Even before the bushfires that devastated some small communities in eastern Australia, the Business Council’s new president, former MYOB chief executive Tim Reed, was backing the BCA campaign to connect with small businesses in regional Australia.
“Our Strong Australia campaign was an important way for us to get the chief executives of some of the country’s largest organisations to visit regional Australia and talk to people about what it is they really need and what we are able to provide,” Reed tells The Deal magazine, published in The Australian on Friday.
“It’s about getting out of the CBD and getting out to where most Australians work.
“We want to listen and learn and engage in a conversation.”
The mindset saw the BCA ready to move in January to draw on its resources to help regional Australia when the true extent of the fire devastation emerged.
After a fundraising campaign, the BCA has now started to roll out an initiative called BizRebuild, bringing together resources of some of Australia’s top companies to help recovery from the fires, focusing on helping small businesses get back on their feet.
While the Strong Australia campaign was developed under former BCA leader and former Origin Energy chief executive Grant King, who was president from 2016 to 2019, Reed’s selection as his successor has signalled a desire by the BCA to continue to forge connections between the big end of town and small businesses around Australia.
While Reed has kept a low profile since his appointment in November, leaving much of the public running on the BCA’s response to the bushfires to BCA chief executive Jennifer Westacott and former governor-general Peter Cosgrove, who oversee BizRebuild, he regards the initiative as one of the most important undertaken by the organisation.
“I don’t think the BCA has ever done anything like this before,” he says.
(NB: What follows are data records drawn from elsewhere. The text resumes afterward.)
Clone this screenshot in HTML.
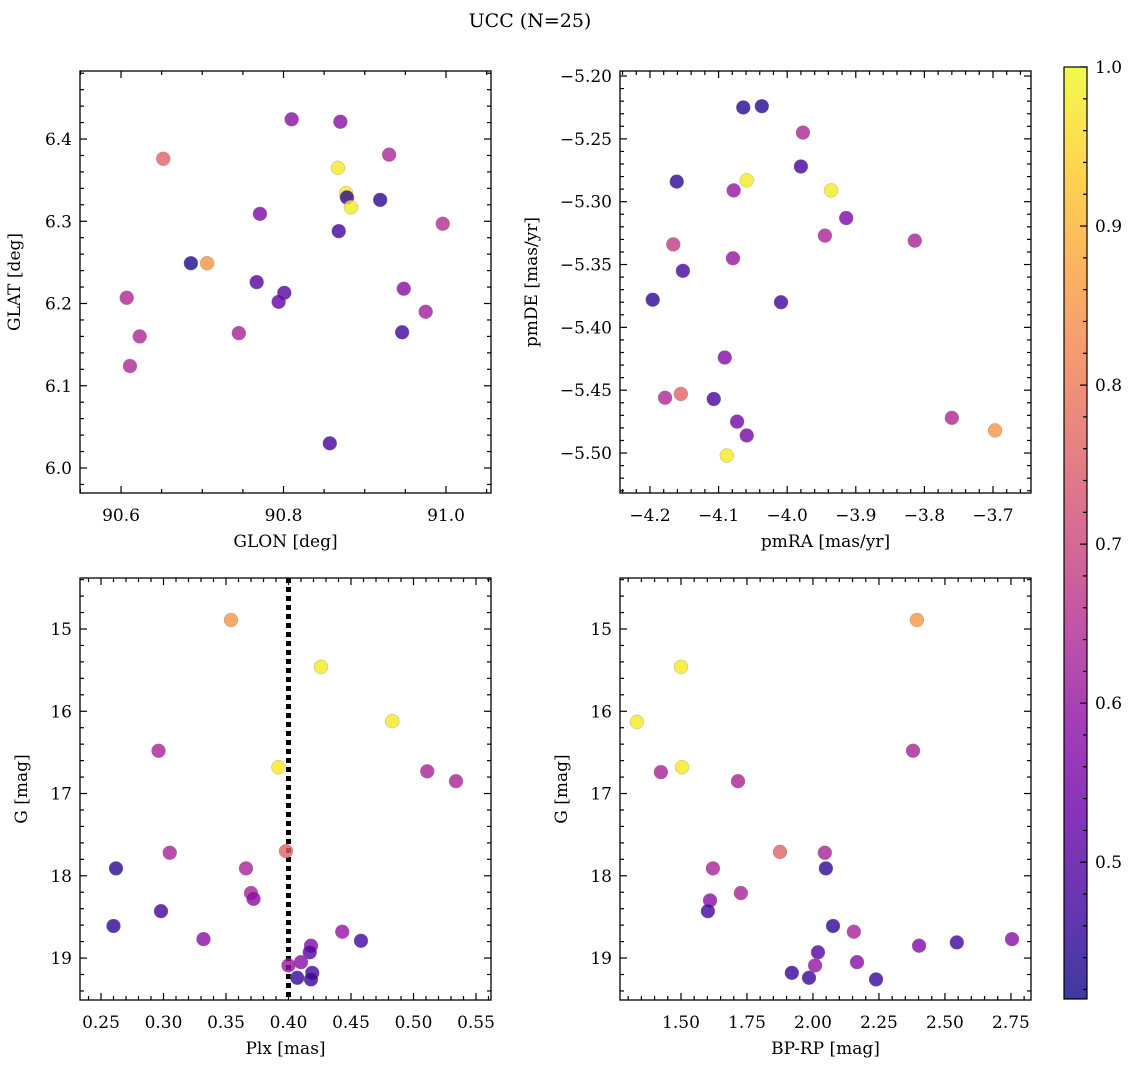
<!DOCTYPE html>
<html><head><meta charset="utf-8"><style>
body{margin:0;background:#fff;}
svg text{font-family:"DejaVu Serif","Liberation Serif",serif;fill:#000;}
</style></head><body>
<svg id="fig" width="1136" height="1067" xmlns="http://www.w3.org/2000/svg">
<defs>
<linearGradient id="plasma" x1="0" y1="1" x2="0" y2="0">
<stop offset="0" stop-color="#0d0887"/><stop offset="0.1" stop-color="#41049d"/><stop offset="0.2" stop-color="#6a00a8"/><stop offset="0.3" stop-color="#8f0da4"/><stop offset="0.4" stop-color="#b12a90"/><stop offset="0.5" stop-color="#cc4778"/><stop offset="0.6" stop-color="#e16462"/><stop offset="0.7" stop-color="#f2844b"/><stop offset="0.8" stop-color="#fca636"/><stop offset="0.9" stop-color="#fcce25"/><stop offset="1" stop-color="#f0f921"/>
</linearGradient>
</defs>
<text x="530" y="27" font-size="19" text-anchor="middle">UCC (N=25)</text>
</svg>
<script>
// Panel 1: GLON vs GLAT
const glon=[90.652,90.706,90.810,90.870,90.930,90.867,90.877,90.878,90.883,90.919,90.771,90.996,90.686,90.868,90.767,90.801,90.794,90.607,90.623,90.611,90.745,90.948,90.975,90.946,90.857];
const glat=[6.376,6.249,6.424,6.421,6.381,6.365,6.334,6.329,6.317,6.326,6.309,6.297,6.249,6.288,6.226,6.213,6.202,6.207,6.160,6.124,6.164,6.218,6.190,6.165,6.030];
const prob1=[0.76,0.85,0.58,0.58,0.64,0.98,0.98,0.45,0.98,0.45,0.56,0.65,0.43,0.48,0.5,0.5,0.53,0.64,0.64,0.64,0.63,0.58,0.62,0.47,0.48];
// Panel 2: pmRA vs pmDE
const pmra=[-4.064,-4.037,-3.977,-3.980,-4.161,-4.059,-3.936,-4.078,-3.914,-3.945,-4.166,-3.814,-4.152,-4.079,-4.196,-4.009,-4.091,-4.178,-4.155,-4.107,-4.073,-3.760,-3.697,-4.059,-4.088];
const pmde=[-5.225,-5.224,-5.245,-5.272,-5.284,-5.283,-5.291,-5.291,-5.313,-5.327,-5.334,-5.331,-5.355,-5.345,-5.378,-5.380,-5.424,-5.456,-5.453,-5.457,-5.475,-5.472,-5.482,-5.486,-5.502];
const prob2=[0.44,0.44,0.64,0.48,0.45,0.98,0.98,0.6,0.56,0.63,0.68,0.63,0.48,0.6,0.45,0.47,0.57,0.64,0.76,0.48,0.55,0.64,0.85,0.55,0.98];
// Panel 3: Plx vs G
const plx=[0.354,0.426,0.483,0.392,0.296,0.511,0.534,0.398,0.305,0.262,0.366,0.370,0.372,0.298,0.332,0.260,0.443,0.458,0.418,0.417,0.410,0.419,0.400,0.407,0.418];
const gmag3=[14.89,15.46,16.12,16.68,16.48,16.73,16.85,17.70,17.72,17.91,17.91,18.21,18.28,18.43,18.77,18.61,18.68,18.79,18.85,18.93,19.05,19.18,19.09,19.24,19.26];
const prob3=[0.85,0.98,0.98,0.98,0.63,0.63,0.63,0.76,0.63,0.45,0.63,0.63,0.58,0.48,0.58,0.45,0.6,0.47,0.57,0.5,0.58,0.48,0.6,0.46,0.46];
const plxCut=0.4;
// Panel 4: BP-RP vs G
const bprp=[2.394,1.500,1.333,1.504,1.424,1.716,2.379,1.875,2.045,2.049,1.621,1.727,1.610,1.602,2.155,2.076,2.754,2.545,2.402,2.019,2.167,2.008,1.920,1.985,2.239];
const gmag4=[14.89,15.46,16.13,16.68,16.74,16.85,16.48,17.71,17.72,17.91,17.91,18.21,18.30,18.43,18.68,18.61,18.77,18.81,18.85,18.93,19.05,19.09,19.18,19.24,19.26];
const prob4=[0.85,0.98,0.98,0.98,0.63,0.63,0.63,0.76,0.63,0.45,0.63,0.63,0.58,0.48,0.63,0.45,0.58,0.47,0.57,0.5,0.58,0.6,0.46,0.46,0.46];
const cbTicks=[0.5,0.6,0.7,0.8,0.9,1.0];

const NS='http://www.w3.org/2000/svg';
const svg=document.getElementById('fig');
function el(tag,attrs,parent){const e=document.createElementNS(NS,tag);for(const k in attrs)e.setAttribute(k,attrs[k]);(parent||svg).appendChild(e);return e;}
const stops=[[0,[13,8,135]],[0.1,[65,4,157]],[0.2,[106,0,168]],[0.3,[143,13,164]],[0.4,[177,42,144]],[0.5,[204,71,120]],[0.6,[225,100,98]],[0.7,[242,132,75]],[0.8,[252,166,54]],[0.9,[252,206,37]],[1,[240,249,33]]];
const CMIN=0.414,CMAX=1.0;
function cmap(v){let t=(v-CMIN)/(CMAX-CMIN);t=Math.max(0,Math.min(1,t));for(let i=0;i<stops.length-1;i++){const a=stops[i],b=stops[i+1];if(t<=b[0]){const f=(t-a[0])/(b[0]-a[0]);return 'rgb('+a[1].map((c,j)=>Math.round(c+(b[1][j]-c)*f)).join(',')+')';}}return 'rgb(240,249,33)';}
function fmt(v,d){return (v<0?'\u2212':'')+Math.abs(v).toFixed(d);}

function panel(o){
 const g=el('g',{});
 
 
 const sx=v=>o.x0+(v-o.xmin)/(o.xmax-o.xmin)*(o.x1-o.x0);
 const sy=o.yinv?(v=>o.y0+(v-o.ymin)/(o.ymax-o.ymin)*(o.y1-o.y0)):(v=>o.y1-(v-o.ymin)/(o.ymax-o.ymin)*(o.y1-o.y0));
 const eps=1e-9;
 for(let k=Math.ceil(o.xmin/o.xminor-eps);k*o.xminor<=o.xmax+eps;k++){const v=k*o.xminor;const px=sx(v);const isMaj=Math.abs(v/o.xmaj-Math.round(v/o.xmaj))<1e-6;const L=isMaj?7:4;
  el('line',{x1:px,x2:px,y1:o.y1,y2:o.y1-L,stroke:'#000','stroke-width':1.2},g);el('line',{x1:px,x2:px,y1:o.y0,y2:o.y0+L,stroke:'#000','stroke-width':1.2},g);
  if(isMaj){const t=el('text',{x:px,y:o.y1+28,'font-size':17,'text-anchor':'middle'},g);t.textContent=fmt(v,o.xd);}}
 for(let k=Math.ceil(o.ymin/o.yminor-eps);k*o.yminor<=o.ymax+eps;k++){const v=k*o.yminor;const py=sy(v);const isMaj=Math.abs(v/o.ymaj-Math.round(v/o.ymaj))<1e-6;const L=isMaj?7:4;
  el('line',{x1:o.x0,x2:o.x0+L,y1:py,y2:py,stroke:'#000','stroke-width':1.2},g);el('line',{x1:o.x1,x2:o.x1-L,y1:py,y2:py,stroke:'#000','stroke-width':1.2},g);
  if(isMaj){const t=el('text',{x:o.x0-8,y:py+6,'font-size':17,'text-anchor':'end'},g);t.textContent=fmt(v,o.yd);}}
 if(o.vline!==undefined){const l=el('line',{x1:sx(o.vline),x2:sx(o.vline),y1:o.y0,y2:o.y1,stroke:'#000','stroke-width':5,'stroke-dasharray':'5,4'},g);}
 for(let i=0;i<o.xs.length;i++){const c=el('circle',{cx:sx(o.xs[i]),cy:sy(o.ys[i]),r:7,fill:cmap(o.cs[i]),'fill-opacity':0.8,stroke:'#888','stroke-width':0.5,'stroke-opacity':0.6},g);
  
  }
 const fr=el('rect',{x:o.x0,y:o.y0,width:o.x1-o.x0,height:o.y1-o.y0,fill:'none',stroke:'#000','stroke-width':1.3},g);
 
 const xl=el('text',{x:(o.x0+o.x1)/2,y:o.y1+54,'font-size':17,'text-anchor':'middle'},g);xl.textContent=o.xlab;
 
 const yx=o.x0-o.ylo,yy=(o.y0+o.y1)/2;
 const yl=el('text',{x:yx,y:yy,'font-size':17,'text-anchor':'middle',transform:'rotate(-90 '+yx+' '+yy+')'},g);yl.textContent=o.ylab;
 
}
panel({name:'glon-glat-panel',x0:80,x1:491,y0:71,y1:493,xmin:90.5495,xmax:91.0554,ymin:5.9696,ymax:6.4827,xmaj:0.2,xminor:0.05,ymaj:0.1,yminor:0.02,xd:1,yd:1,xs:glon,ys:glat,cs:prob1,xlab:'GLON [deg]',ylab:'GLAT [deg]',ylo:60});
panel({name:'pm-panel',x0:620,x1:1031,y0:71,y1:493,xmin:-4.2437,xmax:-3.6446,ymin:-5.5318,ymax:-5.196,xmaj:0.1,xminor:0.02,ymaj:0.05,yminor:0.01,xd:1,yd:2,xs:pmra,ys:pmde,cs:prob2,xlab:'pmRA [mas/yr]',ylab:'pmDE [mas/yr]',ylo:83});
panel({name:'plx-g-panel',x0:80,x1:491,y0:578,y1:1000,xmin:0.2332,xmax:0.562,ymin:14.38,ymax:19.51,yinv:true,xmaj:0.05,xminor:0.01,ymaj:1,yminor:0.2,xd:2,yd:0,xs:plx,ys:gmag3,cs:prob3,xlab:'Plx [mas]',ylab:'G [mag]',ylo:53,vline:plxCut});
panel({name:'cmd-panel',x0:620,x1:1031,y0:578,y1:1000,xmin:1.269,xmax:2.826,ymin:14.38,ymax:19.51,yinv:true,xmaj:0.25,xminor:0.05,ymaj:1,yminor:0.2,xd:2,yd:0,xs:bprp,ys:gmag4,cs:prob4,xlab:'BP-RP [mag]',ylab:'G [mag]',ylo:53});
// colorbar
const cb=el('g',{});


const CX0=1064,CX1=1087,CY0=67,CY1=999;
el('rect',{x:CX0,y:CY0,width:CX1-CX0,height:CY1-CY0,fill:'url(#plasma)','fill-opacity':0.8},cb);
el('rect',{x:CX0,y:CY0,width:CX1-CX0,height:CY1-CY0,fill:'none',stroke:'#000','stroke-width':1.2},cb);
const cy=v=>CY1-(v-CMIN)/(CMAX-CMIN)*(CY1-CY0);
for(let k=21;k<=50;k++){const v=k*0.02;if(v<CMIN)continue;const py=cy(v);const maj=k%5===0;el('line',{x1:CX1,x2:CX1-(maj?7:4),y1:py,y2:py,stroke:'#000','stroke-width':1.2},cb);}
cbTicks.forEach(v=>{const t=el('text',{x:CX1+8,y:cy(v)+6,'font-size':17},cb);t.textContent=v.toFixed(1);
 
 });
</script>
</body></html>
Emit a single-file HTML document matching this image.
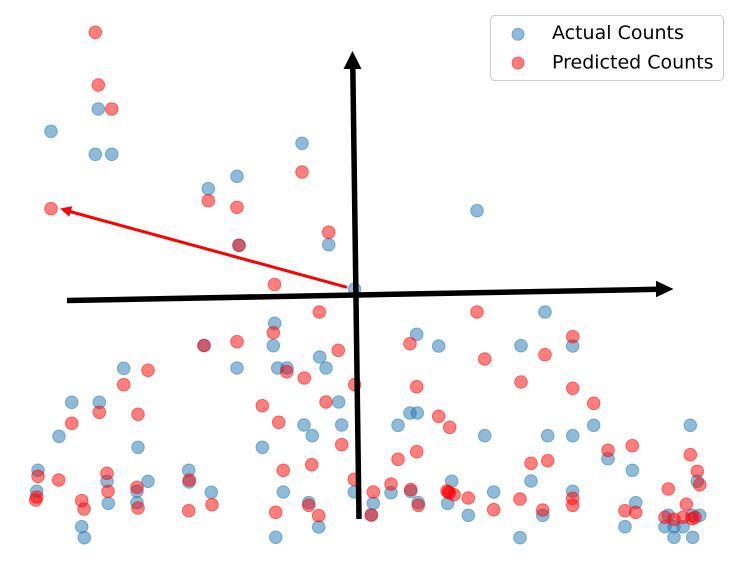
<!DOCTYPE html>
<html><head><meta charset="utf-8"><style>
html,body{margin:0;padding:0;background:#fff;}
svg{display:block;}
text{font-family:"DejaVu Sans","Liberation Sans",sans-serif;}
.b circle{fill:#1f77b4;fill-opacity:0.5;stroke:#1f77b4;stroke-opacity:0.5;stroke-width:1;}
.r circle{fill:#ff0000;fill-opacity:0.5;stroke:#ff0000;stroke-opacity:0.5;stroke-width:1;}
</style></head><body>
<svg width="754" height="575" viewBox="0 0 754 575" xmlns="http://www.w3.org/2000/svg">
<rect width="754" height="575" fill="#fff"/>
<g class="b">
<circle cx="98.3" cy="109" r="6.3"/><circle cx="51" cy="131.3" r="6.3"/><circle cx="95.3" cy="154.3" r="6.3"/><circle cx="111.7" cy="154.3" r="6.3"/>
<circle cx="302" cy="143.3" r="6.3"/><circle cx="237" cy="176.3" r="6.3"/><circle cx="208.3" cy="188.7" r="6.3"/><circle cx="239" cy="245.3" r="6.3"/>
<circle cx="328.7" cy="244.7" r="6.3"/><circle cx="354.5" cy="289" r="6.3"/><circle cx="477" cy="210.7" r="6.3"/><circle cx="204" cy="345.5" r="6.3"/>
<circle cx="123.7" cy="368.3" r="6.3"/><circle cx="71.7" cy="402.3" r="6.3"/><circle cx="99.3" cy="402.3" r="6.3"/><circle cx="59" cy="436.3" r="6.3"/>
<circle cx="138" cy="447.3" r="6.3"/><circle cx="38" cy="470.3" r="6.3"/><circle cx="107" cy="481.3" r="6.3"/><circle cx="148" cy="481.3" r="6.3"/>
<circle cx="137" cy="491.3" r="6.3"/><circle cx="137" cy="502.7" r="6.3"/><circle cx="188.7" cy="470.3" r="6.3"/><circle cx="189" cy="482" r="6.3"/>
<circle cx="36.7" cy="491.3" r="6.3"/><circle cx="108.3" cy="503.3" r="6.3"/><circle cx="81.7" cy="526.7" r="6.3"/><circle cx="84.3" cy="537.7" r="6.3"/>
<circle cx="274.7" cy="323.3" r="6.3"/><circle cx="273.3" cy="345.7" r="6.3"/><circle cx="237" cy="368" r="6.3"/><circle cx="277.7" cy="368" r="6.3"/>
<circle cx="287" cy="368" r="6.3"/><circle cx="319.7" cy="357" r="6.3"/><circle cx="326" cy="368" r="6.3"/><circle cx="338.7" cy="402" r="6.3"/>
<circle cx="304" cy="425" r="6.3"/><circle cx="312.3" cy="435.7" r="6.3"/><circle cx="341.7" cy="425" r="6.3"/><circle cx="262.3" cy="447.3" r="6.3"/>
<circle cx="211.3" cy="492.3" r="6.3"/><circle cx="283.3" cy="492" r="6.3"/><circle cx="308.7" cy="502.7" r="6.3"/><circle cx="318.7" cy="527" r="6.3"/>
<circle cx="275.7" cy="537.3" r="6.3"/><circle cx="354.3" cy="492" r="6.3"/><circle cx="373.3" cy="503.3" r="6.3"/><circle cx="371.3" cy="515" r="6.3"/>
<circle cx="391" cy="492.7" r="6.3"/><circle cx="545" cy="312" r="6.3"/><circle cx="416.7" cy="334.3" r="6.3"/><circle cx="438.7" cy="346" r="6.3"/>
<circle cx="521" cy="345.7" r="6.3"/><circle cx="572.7" cy="346" r="6.3"/><circle cx="410" cy="413" r="6.3"/><circle cx="417.3" cy="413" r="6.3"/>
<circle cx="398" cy="425.3" r="6.3"/><circle cx="484.7" cy="435.7" r="6.3"/><circle cx="547.7" cy="435.7" r="6.3"/><circle cx="572.7" cy="435.7" r="6.3"/>
<circle cx="410.7" cy="491.3" r="6.3"/><circle cx="418.3" cy="502.7" r="6.3"/><circle cx="451.7" cy="481.3" r="6.3"/><circle cx="447.7" cy="503.3" r="6.3"/>
<circle cx="468.3" cy="515.3" r="6.3"/><circle cx="493.7" cy="492" r="6.3"/><circle cx="531" cy="481" r="6.3"/><circle cx="542.7" cy="515.3" r="6.3"/>
<circle cx="520" cy="537.7" r="6.3"/><circle cx="572.7" cy="491.3" r="6.3"/><circle cx="593.7" cy="425.3" r="6.3"/><circle cx="608" cy="458.7" r="6.3"/>
<circle cx="632.3" cy="470.3" r="6.3"/><circle cx="635.7" cy="502.7" r="6.3"/><circle cx="625" cy="526.7" r="6.3"/><circle cx="690.3" cy="425.3" r="6.3"/>
<circle cx="697.3" cy="481.3" r="6.3"/><circle cx="668.3" cy="515.3" r="6.3"/><circle cx="665" cy="526.7" r="6.3"/><circle cx="674" cy="526.7" r="6.3"/>
<circle cx="674" cy="537.3" r="6.3"/><circle cx="683" cy="526.7" r="6.3"/><circle cx="692" cy="515.3" r="6.3"/><circle cx="699.7" cy="515.3" r="6.3"/>
<circle cx="692.7" cy="537.3" r="6.3"/>
</g>
<g class="r">
<circle cx="95.3" cy="32.3" r="6.3"/><circle cx="98.3" cy="85" r="6.3"/><circle cx="111.7" cy="109" r="6.3"/><circle cx="302" cy="172" r="6.3"/>
<circle cx="208.3" cy="200.7" r="6.3"/><circle cx="237" cy="207.3" r="6.3"/><circle cx="51" cy="208.7" r="6.3"/><circle cx="239" cy="245.3" r="6.3"/>
<circle cx="328.7" cy="232.3" r="6.3"/><circle cx="274.5" cy="284.5" r="6.3"/><circle cx="204" cy="345.5" r="6.3"/><circle cx="148" cy="370.3" r="6.3"/>
<circle cx="123.7" cy="384.7" r="6.3"/><circle cx="99.3" cy="412.3" r="6.3"/><circle cx="138" cy="414.3" r="6.3"/><circle cx="71.7" cy="423.3" r="6.3"/>
<circle cx="38" cy="476.3" r="6.3"/><circle cx="58.7" cy="480" r="6.3"/><circle cx="107" cy="473.3" r="6.3"/><circle cx="108" cy="491.3" r="6.3"/>
<circle cx="137" cy="487.3" r="6.3"/><circle cx="138" cy="508" r="6.3"/><circle cx="189.3" cy="480" r="6.3"/><circle cx="36.7" cy="497" r="6.3"/>
<circle cx="35.7" cy="500" r="6.3"/><circle cx="81.7" cy="500.7" r="6.3"/><circle cx="84" cy="509" r="6.3"/><circle cx="188.7" cy="510.7" r="6.3"/>
<circle cx="319.3" cy="312" r="6.3"/><circle cx="273.3" cy="332.7" r="6.3"/><circle cx="237" cy="341.7" r="6.3"/><circle cx="286.7" cy="371.7" r="6.3"/>
<circle cx="304.3" cy="378" r="6.3"/><circle cx="338.3" cy="350.3" r="6.3"/><circle cx="354.7" cy="384.7" r="6.3"/><circle cx="262.3" cy="405.7" r="6.3"/>
<circle cx="326" cy="402" r="6.3"/><circle cx="278.7" cy="422.3" r="6.3"/><circle cx="341.7" cy="444.7" r="6.3"/><circle cx="311.7" cy="464.7" r="6.3"/>
<circle cx="283.3" cy="470.3" r="6.3"/><circle cx="212" cy="504.7" r="6.3"/><circle cx="275.7" cy="512.3" r="6.3"/><circle cx="308.7" cy="505.3" r="6.3"/>
<circle cx="318.7" cy="515.7" r="6.3"/><circle cx="354.3" cy="479.3" r="6.3"/><circle cx="373.3" cy="492" r="6.3"/><circle cx="371.3" cy="515" r="6.3"/>
<circle cx="391" cy="484" r="6.3"/><circle cx="477" cy="312" r="6.3"/><circle cx="410" cy="343.7" r="6.3"/><circle cx="545" cy="354.7" r="6.3"/>
<circle cx="484.7" cy="359" r="6.3"/><circle cx="572.7" cy="336.7" r="6.3"/><circle cx="416.7" cy="386.7" r="6.3"/><circle cx="521" cy="382" r="6.3"/>
<circle cx="572.7" cy="388.3" r="6.3"/><circle cx="438.7" cy="416.3" r="6.3"/><circle cx="449.7" cy="427.3" r="6.3"/><circle cx="398" cy="459.3" r="6.3"/>
<circle cx="416.7" cy="451.7" r="6.3"/><circle cx="531" cy="463.3" r="6.3"/><circle cx="547.7" cy="460.7" r="6.3"/><circle cx="410.7" cy="489.5" r="6.3"/>
<circle cx="418.3" cy="505.3" r="6.3"/><circle cx="448.3" cy="492" r="6.3"/><circle cx="447" cy="491" r="6.3"/><circle cx="449.5" cy="493" r="6.3"/>
<circle cx="454" cy="494.7" r="6.3"/><circle cx="468.3" cy="498" r="6.3"/><circle cx="493.7" cy="509.7" r="6.3"/><circle cx="520" cy="499" r="6.3"/>
<circle cx="542.7" cy="510" r="6.3"/><circle cx="572.7" cy="498.3" r="6.3"/><circle cx="572.7" cy="505.3" r="6.3"/><circle cx="593.7" cy="403.3" r="6.3"/>
<circle cx="608" cy="450.3" r="6.3"/><circle cx="632.3" cy="445.7" r="6.3"/><circle cx="625" cy="510.7" r="6.3"/><circle cx="635.7" cy="512.3" r="6.3"/>
<circle cx="690.3" cy="454.7" r="6.3"/><circle cx="697.3" cy="471.3" r="6.3"/><circle cx="699.7" cy="484.7" r="6.3"/><circle cx="668.3" cy="489" r="6.3"/>
<circle cx="686.3" cy="504.3" r="6.3"/><circle cx="665" cy="517.3" r="6.3"/><circle cx="674" cy="519.3" r="6.3"/><circle cx="683" cy="517.3" r="6.3"/>
<circle cx="692" cy="518.7" r="6.3"/><circle cx="695" cy="517.3" r="6.3"/>
</g>
<line x1="67" y1="300.5" x2="658" y2="289.3" stroke="#000" stroke-width="5.5"/>
<polygon points="673.5,289 656,280.7 656,297.3" fill="#000"/>
<line x1="359" y1="519" x2="352.8" y2="66" stroke="#000" stroke-width="5.5"/>
<polygon points="352.5,51 343.5,69 361.5,69" fill="#000"/>
<line x1="347" y1="287.3" x2="68" y2="211" stroke="#ff0000" stroke-width="3"/>
<polygon points="60,208.5 69.3,216.6 72.2,206.2" fill="#ff0000"/>
<rect x="490.5" y="15.5" width="233" height="65" rx="4" ry="4" fill="#fff" fill-opacity="0.8" stroke="#cccccc" stroke-width="1"/>
<circle cx="518" cy="34.3" r="6" fill="#1f77b4" fill-opacity="0.5" stroke="#1f77b4" stroke-opacity="0.5"/>
<circle cx="518" cy="63" r="6" fill="#ff0000" fill-opacity="0.5" stroke="#ff0000" stroke-opacity="0.5"/>
<text x="552" y="39" font-size="19" fill="#000">Actual Counts</text>
<text x="552" y="68.3" font-size="19" fill="#000">Predicted Counts</text>
</svg>
</body></html>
One of his goals as BCA president is to forge closer connections between big and small businesses.
“I grew up in a small-business family,” says Reed, who grew up in the Gippsland area in eastern Victoria.
“My father started his first business the year I was born.”
After working as a consultant in London and for several tech companies in Silicon Valley, Reed came back to Australia, joining accounting software company MYOB, where he worked for 16 years and was chief executive for 12 years before stepping down last year.
“I’ve spoken to thousands of small-business people about their businesses — their aspirations, why they started their businesses, what keeps them up at night,” Reed says.
“They were our clients and as MYOB chief executive it was important to develop a deep empathy with small business.”